Monday, June 27, 2005
C.A. Upholds Convictions of Killers Dubbed ‘Bonnie and Clyde’
By KENNETH OFGANG, Staff Writer/Appellate Courts
A Hemet-area couple who referred to each other as “Bonnie and Clyde,” according to a friend who turned prosecution witness against them, were properly convicted of first degree murder with special circumstances, the Fourth District Court of Appeal ruled Friday.
Div. Two said there was “overwhelming,” “consistent,” and “compelling” evidence that Joshua Wahlert and Tracy Leann Garrison had murdered Michael Willison in 2001, and that they had done so in the course of a robbery and kidnapping. Possible evidentiary or instructional errors by Riverside Superior Court Judge Christian F. Thierbach were harmless beyond a reasonable doubt, Justice Jeffrey King wrote for the panel.
Both defendants were sentenced to life imprisonment without parole. Wahlert drew an additional term of 25 years to life for shooting the victim, along with a three-year term on a separate charge of brandishing a weapon, while Garrison received a one-year enhancement for participating in a crime with an armed accomplice.
Wahlert was 26, and Garrison 22, when the jury found them guilty of killing the 39-year-old Willison, who lived in Temecula.
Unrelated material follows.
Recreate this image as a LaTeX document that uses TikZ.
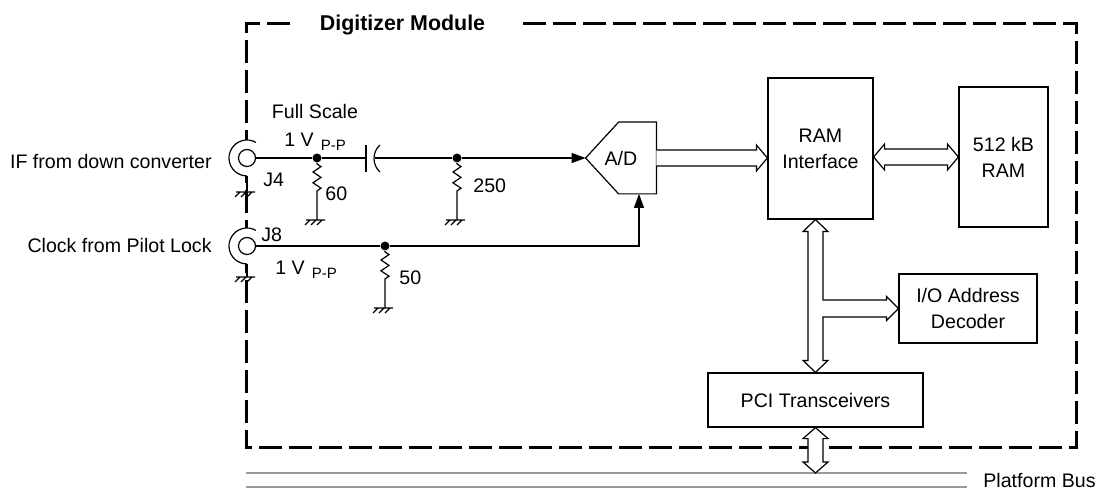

The pair were tried before separate juries that delivered their verdicts within 90 minutes of each other.
Willison was viciously beaten, stabbed five times in the chest and neck, and shot twice in the head. A jogger found his body near some large rocks in a rural area of the county.
Police tied the killing to Wahlert after he was arrested on the unrelated brandishing charge. Police discovered that the truck Wahlert was driving at the time belonged to Willison, and found clothing stained with the victim’s blood, along with his checks, credit cards and business cards.
Garrison was involved romantically with both Wahlert and Willison, and all three were methamphetamine users, witnesses testified. A friend and fellow user, Jon Ramirez, said that Garrison had talked to him about a plan for her and Wahlert to rob and kill Willison, take his money, then go to Las Vegas to get married.
Ramirez testified that nine days before the body was found, he and Willison were smoking methamphetamine when Garrision and Wahlert came in and abducted Willison at gunpoint. Wahlert was the only one who was armed but Garrison appeared a willing participant, he said.
Wahlert later told him that they had killed Willison and gave him some of Willison’s property, he testified.
The juries also heard a tape recorded phone conversation in which the defendants implicated themselves and each other. The “pretext” call was arranged by two detectives, one of whom was with Wahlert at one location and the other with Garrison at a different location.
While the appeals were pending, the U.S. Supreme Court decided Crawford v. Washington (2004) 541 U.S. 36, concluding that the use of “testimonial” hearsay—out-of-court statements of other persons obtained for use in prosecution, as to which the declarant cannot be cross-examined—violates the Confrontation Clause of the U.S. Constitution.
Garrison’s court-appointed appellate lawyer, Richard A. Levy of Torrance, argued that because Wahlert did not testify at trial and could not otherwise be cross-examined, the use of his statements on the tape violated Crawford.
King agreed. The justice said the call was not a “casual” conversation akin to what occurs when the police place suspects together in a patrol car, as prosecutors contended, but a carefully planned means of gathering evidence.
But there was no reasonable possibility that Garrison would have received a more favorable verdict if the jury had not heard the tape, King said, citing testimony from several witnesses to whom Garrison related the details of the crime. While that testimony was not entirely consistent, the justice added, it was clear that Garrison was a willing and active participant in the murder, as well as the events leading up to it.
“As to her participation in the murder, whether as a direct perpetrator or as an aider and abettor of Wahlert’s actions, the evidence of Garrison’s guilt was overwhelming without regard to Wahlert’s statements during the pretext call,” the justice summarized.
King also rejected, in an unpublished portion of the opinion, Wahlert’s claim that the verdict was defective because jurors might have erroneously believed that they could convict him of first degree murder based on implied malice.
The justice agreed that jurors might have been confused because Thierbach gave the standard instructions on murder, both with express and implied malice, but did not give an instruction that murder with implied malice is of the second, not the first, degree.
But since jurors found the kidnap-murder and robbery-murder special circumstance allegations to be true, King explained, they necessarily believed that Wahlert was guilty of first degree felony murder and it made no difference whether they also believed him guilty of malice and premeditation.
The case is People v. Wahlert, 05 S.O.S. 3095.